- Born: Julie Anna Carlson November 24, 1960 (age 64) Wellfleet, Massachusetts
- Education: Brown University (BA-English);
- Occupation(s): Writer, Businesswoman
- Years active: 2007–present
- Known for: Co-Founder of Remodelista; Co-Founder of Gardenista;
- Title: Editor-in-Chief, Remodelista
- Spouse: Josh Groves ​(m. 1990)​
- Parents: Sten Carlson (father); Jocelyn Carlson Baltzell (mother);
- Relatives: Justina Carlson (sister);

= Julie Carlson =

American Writer, Businesswoman

Julie Carlson (born November 24, 1960) is an American writer and co-founder of interior design and lifestyle website Remodelista and outdoor spaces and garden design website Gardenista operated by holding company Remodelista LLC, owned by Carlson and husband Josh Groves. Carlson is the Editor-in-Chief of Remodelista and author of Remodelista: A Manual for the Considered Home (2013) and Remodelista: The Organized Home: Simple, Stylish Storage Ideas for All Over the House (2017).

==Early life and education==
Julie Carlson grew up in Wellfleet, Massachusetts. Her mother, Jocelyn Carlson Balzell, was a graduate of Harvard Graduate School of Education as well as a Fulbright Scholar who became the NYC intellectual sets go-to luncheon organizer as the associate director of the New York Institute for the Humanities at New York University where she was fired for inviting Hillary Rodham Clinton to one of their lunch meetings. Carlson's stepfather, Edward Digby Baltzell, was an eminent professor at the University of Pennsylvania, and was credited with popularizing the acronym WASP in his book The Protestant Establishment: Aristocracy and Caste in America. Carlson's father, Sten Carlson, went to Yale and Columbia before becoming one of the top-producing fishermen on Cape Cod. During one excursion in the waters off Cuba, his boat was seized by the Cuban Navy possibly thinking he was a spy.

Carlson attended Brown University, from which she graduated in 1983 with a Bachelor of Arts in English.

==Career==
Carlson worked at Institute for Architecture and Urban Studies before beginning her writing career on the editorial team of The New Yorker as a copy editor. Subsequently, she became a food and style editor at San Francisco Magazine and has been featured in various publications including Food & Wine and The Washington Post.

In 2007, Carlson co-founded Remodelista with Francesca Connolly, Janet Hall, and Sarah Lonsdale to provide an online sourcebook for users planning a home renovation or remodel with the goal of furnishing rooms with a mix of classics, vintage finds and modernist pieces.

In 2011, Remodelista was acquired by San Francisco company SAY Media.

In 2012, Carlson co-founded Gardenista, an outdoor spaces and garden design website with former New York Times columnist Michelle Slatalla under SAY Media's ownership.

In 2015, Carlson and husband Josh Groves bought Remodelista and Gardenista from SAY Media for an undisclosed amount.

In 2016, Remodelista and Gardenista were acquired by Realtor.com, operated by the News Corporation subsidiary Move, Inc.
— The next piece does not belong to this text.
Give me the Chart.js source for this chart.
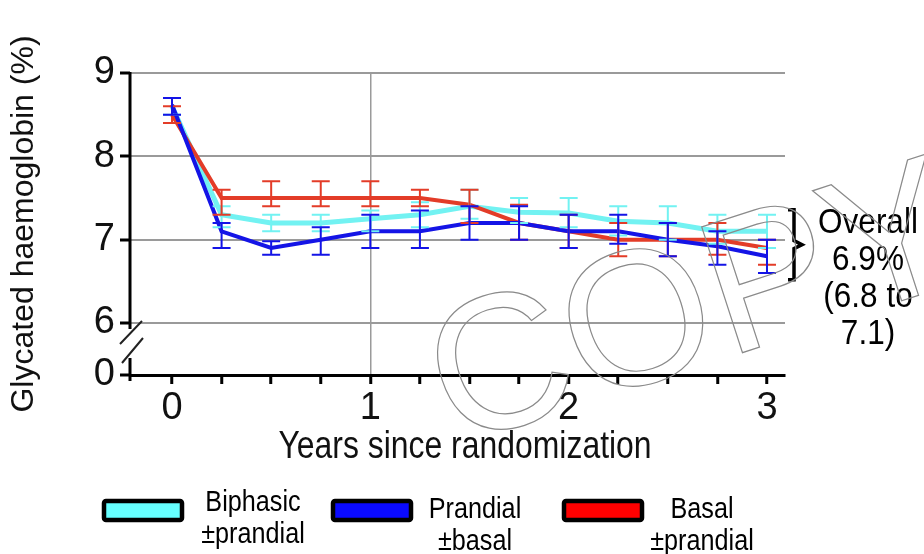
<!DOCTYPE html>
<html>
<head>
<meta charset="utf-8">
<script src="https://cdn.jsdelivr.net/npm/chart.js@4/dist/chart.umd.min.js"></script>
<style>
  html, body { margin: 0; padding: 0; background: #fff; }
  #wrap { width: 924px; height: 554px; }
</style>
</head>
<body>
<div id="wrap"><canvas id="chart" width="924" height="554"></canvas></div>
<script>
// years since randomization, one point every 3 months
const years = [0, 0.25, 0.5, 0.75, 1, 1.25, 1.5, 1.75, 2, 2.25, 2.5, 2.75, 3];

// HbA1c (%) means with lower / upper error bar ends
const biphasic     = [8.6, 7.3, 7.2, 7.2, 7.25, 7.3, 7.4, 7.33, 7.32, 7.22, 7.2, 7.1, 7.1];
const biphasicLow  = [8.5, 7.15, 7.1, 7.1, 7.1, 7.15, 7.25, 7.2, 7.15, 7.05, 7.0, 6.95, 6.9];
const biphasicHigh = [8.7, 7.4, 7.3, 7.3, 7.35, 7.45, 7.6, 7.5, 7.5, 7.4, 7.4, 7.3, 7.3];

const prandial     = [8.62, 7.1, 6.9, 7.0, 7.1, 7.1, 7.2, 7.2, 7.1, 7.1, 7.0, 6.92, 6.8];
const prandialLow  = [8.5, 6.9, 6.82, 6.82, 6.9, 6.9, 7.0, 7.0, 6.9, 6.95, 6.8, 6.7, 6.6];
const prandialHigh = [8.7, 7.2, 6.98, 7.15, 7.3, 7.35, 7.4, 7.4, 7.3, 7.3, 7.2, 7.1, 7.0];

const basal        = [8.5, 7.5, 7.5, 7.5, 7.5, 7.5, 7.42, 7.2, 7.1, 7.0, 7.0, 7.0, 6.9];
const basalLow     = [8.4, 7.3, 7.4, 7.4, 7.4, 7.4, 7.2, 7.0, 6.9, 6.8, 6.8, 6.82, 6.7];
const basalHigh    = [8.6, 7.6, 7.7, 7.7, 7.7, 7.6, 7.6, 7.42, 7.3, 7.2, 7.2, 7.2, 7.0];

const seriesNames = [["Biphasic", "±prandial"], ["Prandial", "±basal"], ["Basal", "±prandial"]];

// axis: broken y axis, the bottom tick stands for 0
const yBreak = 5.376;
const yTicks = [yBreak, 6, 7, 8, 9];
const yTickLabels = ["0", "6", "7", "8", "9"];
const xTicks = [0, 0.25, 0.5, 0.75, 1, 1.25, 1.5, 1.75, 2, 2.25, 2.5, 2.75, 3];
const xTitle = "Years since randomization";

const overallNote = ["Overall", "6.9%", "(6.8 to", "7.1)"];

const CYAN = "#72f2f2";
const BLUE = "#1414e6";
const RED = "#e33c28";
const FONT = "'Liberation Sans', Arial, sans-serif";

function pts(vals) {
  return years.map((t, i) => ({ x: t, y: vals[i] }));
}

// text squeezed sideways, the source figure uses a narrow face
function narrowText(ctx, text, x, y, sx) {
  ctx.save();
  ctx.translate(x, y);
  ctx.scale(sx, 1);
  ctx.fillText(text, 0, 0);
  ctx.restore();
}

const errorBars = {
  id: "errorBars",
  afterDatasetsDraw(chart) {
    const { ctx, scales: { x, y } } = chart;
    [0, 2, 1].forEach(di => {
      const ds = chart.data.datasets[di];
      ctx.save();
      ctx.strokeStyle = ds.borderColor;
      ctx.lineWidth = 2;
      ds.errLow.forEach((lo, i) => {
        const px = x.getPixelForValue(years[i]);
        const p1 = y.getPixelForValue(lo);
        const p2 = y.getPixelForValue(ds.errHigh[i]);
        ctx.beginPath();
        ctx.moveTo(px, p1); ctx.lineTo(px, p2);
        ctx.moveTo(px - 9, p1); ctx.lineTo(px + 9, p1);
        ctx.moveTo(px - 9, p2); ctx.lineTo(px + 9, p2);
        ctx.stroke();
      });
      ctx.restore();
    });
  }
};

const extras = {
  id: "extras",
  afterDraw(chart) {
    const { ctx, chartArea, scales: { y } } = chart;
    const left = chartArea.left;
    const y9 = y.getPixelForValue(9);
    const y6 = y.getPixelForValue(6);
    const y0 = y.getPixelForValue(yBreak);
    ctx.save();
    // broken y axis
    ctx.strokeStyle = "#000";
    ctx.lineWidth = 3;
    ctx.beginPath();
    ctx.moveTo(left, y9 - 1); ctx.lineTo(left, y6 + 6);
    ctx.moveTo(left, y0 - 17); ctx.lineTo(left, y0 + 6);
    ctx.stroke();
    const mid = (y6 + y0) / 2;
    ctx.lineWidth = 2;
    ctx.strokeStyle = "#222";
    ctx.beginPath();
    ctx.moveTo(left - 10, mid - 5); ctx.lineTo(left + 12, mid - 28);
    ctx.moveTo(left - 8, mid + 14); ctx.lineTo(left + 13, mid - 11);
    ctx.stroke();

    // x axis title
    ctx.fillStyle = "#111";
    ctx.textAlign = "center";
    ctx.textBaseline = "middle";
    ctx.font = "38px " + FONT;
    narrowText(ctx, xTitle, 465, 448, 0.84);

    // brace and overall note
    const bx = chartArea.right + 9;
    const bt = y.getPixelForValue(7.36);
    const bb = y.getPixelForValue(6.52);
    const bm = (bt + bb) / 2;
    ctx.lineWidth = 3.5;
    ctx.strokeStyle = "#000";
    ctx.beginPath();
    ctx.moveTo(bx - 6, bt); ctx.lineTo(bx, bt); ctx.lineTo(bx, bm - 4);
    ctx.lineTo(bx + 8, bm); ctx.lineTo(bx, bm + 4); ctx.lineTo(bx, bb);
    ctx.lineTo(bx - 6, bb);
    ctx.stroke();
    ctx.fillStyle = "#000";
    ctx.font = "35px " + FONT;
    overallNote.forEach((t, i) => narrowText(ctx, t, 868, 223 + i * 37, 0.9));

    // legend
    const legendX = [143, 372, 603];
    const textX = [253, 475, 702];
    chart.data.datasets.forEach((ds, i) => {
      ctx.fillStyle = ds.legendFill;
      ctx.strokeStyle = "#000";
      ctx.lineWidth = 4.5;
      ctx.beginPath();
      ctx.roundRect(legendX[i] - 39, 501, 78, 19, 2);
      ctx.fill();
      ctx.stroke();
      ctx.fillStyle = "#000";
      ctx.font = "30px " + FONT;
      const top = i === 0 ? 503 : 510;
      seriesNames[i].forEach((t, k) => narrowText(ctx, t, textX[i], top + k * 32, 0.84));
    });

    // COPY watermark
    ctx.translate(696, 312);
    ctx.rotate(-18 * Math.PI / 180);
    ctx.font = "192px " + FONT;
    ctx.strokeStyle = "#8a8a8a";
    ctx.lineWidth = 1.2;
    ctx.strokeText("COPY", 0, 0);
    ctx.restore();
  }
};

new Chart(document.getElementById("chart"), {
  type: "line",
  data: {
    datasets: [
      {
        label: seriesNames[0].join(" "),
        data: pts(biphasic),
        errLow: biphasicLow,
        errHigh: biphasicHigh,
        borderColor: CYAN,
        legendFill: "#66ffff",
        borderWidth: 5,
        order: 3,
      },
      {
        label: seriesNames[1].join(" "),
        data: pts(prandial),
        errLow: prandialLow,
        errHigh: prandialHigh,
        borderColor: BLUE,
        legendFill: "#0a0aff",
        borderWidth: 4,
        order: 1,
      },
      {
        label: seriesNames[2].join(" "),
        data: pts(basal),
        errLow: basalLow,
        errHigh: basalHigh,
        borderColor: RED,
        legendFill: "#ff0000",
        borderWidth: 4,
        order: 2,
      },
    ],
  },
  options: {
    responsive: false,
    animation: false,
    devicePixelRatio: 1,
    elements: { point: { radius: 0 }, line: { tension: 0 } },
    layout: { padding: { top: 73, right: 139, bottom: 79, left: 0 } },
    plugins: {
      legend: { display: false },
      tooltip: { enabled: false },
    },
    scales: {
      x: {
        type: "linear",
        min: -0.2118,
        max: 3.0908,
        afterBuildTicks: s => { s.ticks = xTicks.map(v => ({ value: v })); },
        afterFit: s => { s.height = 100; },
        ticks: {
          autoSkip: false,
          maxRotation: 0,
          padding: 2,
          color: "#111",
          font: { family: FONT, size: 38 },
          callback: v => (Number.isInteger(v) ? String(v) : ""),
        },
        grid: {
          color: c => (c.tick && c.tick.value === 1 ? "#9a9a9a" : "rgba(0,0,0,0)"),
          lineWidth: 1.5,
          tickColor: "#000",
          tickWidth: 3,
          tickLength: 9,
        },
        border: { color: "#000", width: 3 },
        title: { display: false },
      },
      y: {
        type: "linear",
        min: yBreak,
        max: 9,
        afterBuildTicks: s => { s.ticks = yTicks.map(v => ({ value: v })); },
        afterFit: s => { s.width = 130; },
        ticks: {
          padding: 5,
          color: "#111",
          font: { family: FONT, size: 38 },
          callback: (v, i) => yTickLabels[i],
        },
        grid: {
          color: c => (c.tick && c.tick.value === yBreak ? "rgba(0,0,0,0)" : "#9a9a9a"),
          lineWidth: 2,
          tickColor: "#000",
          tickWidth: 3,
          tickLength: 10,
        },
        border: { display: false },
        title: {
          display: true,
          text: "Glycated haemoglobin (%)",
          color: "#111",
          font: { family: FONT, size: 32 },
          padding: { top: 5, bottom: 0 },
        },
      },
    },
  },
  plugins: [errorBars, extras],
});
</script>
</body>
</html>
At the time of sale, the two sites reportedly received 1.5 million readers per month.

In 2017, Carlson launched another companion site, The Organized Home, in conjunction with the publication of the book Remodelista: The Organized Home.
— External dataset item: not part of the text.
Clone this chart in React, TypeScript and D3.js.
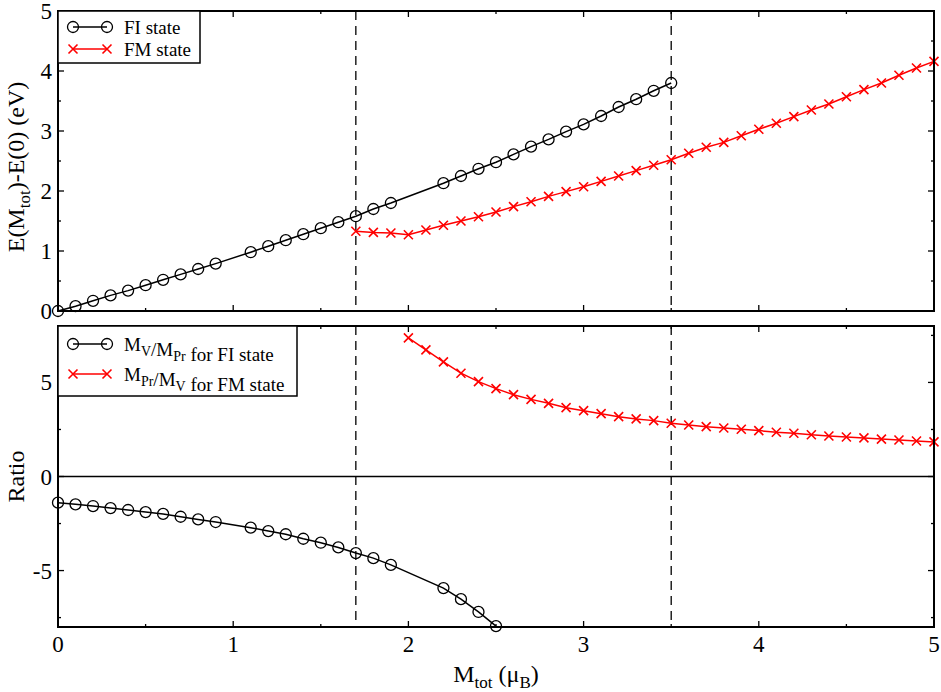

In 2019, Carlson and husband Josh Groves bought back Remodelista, Gardenista and The Organized Home from Realtor.com and currently operate the sites as part of holding company Remodelista LLC of which Groves is CEO. Few details surrounding the deal were released but they reported that the combined readership of the sites reached 1.7 million users per month.

== Books ==
In October 2013, Remodelista: A Manual For The Considered Home (ISBN 978-1579655365), written by Julie Carlson with photography by Matthew Williams, was published by Artisan. The book includes tours of homes and advice on how to recreate one's own space in a similar style. Academy Awards winner Julianne Moore wrote the foreword to the book.

In November 2017, Artisan published Remodelista: The Organized Home (ISBN 978-1579656935), written by Julie Carlson and Margot Guralnick with photography by Matthew Williams.

==Personal life==

Carlson lives in Brooklyn Heights and Mill Valley, California, with her husband, Josh Groves, who is the CEO of Remodelista.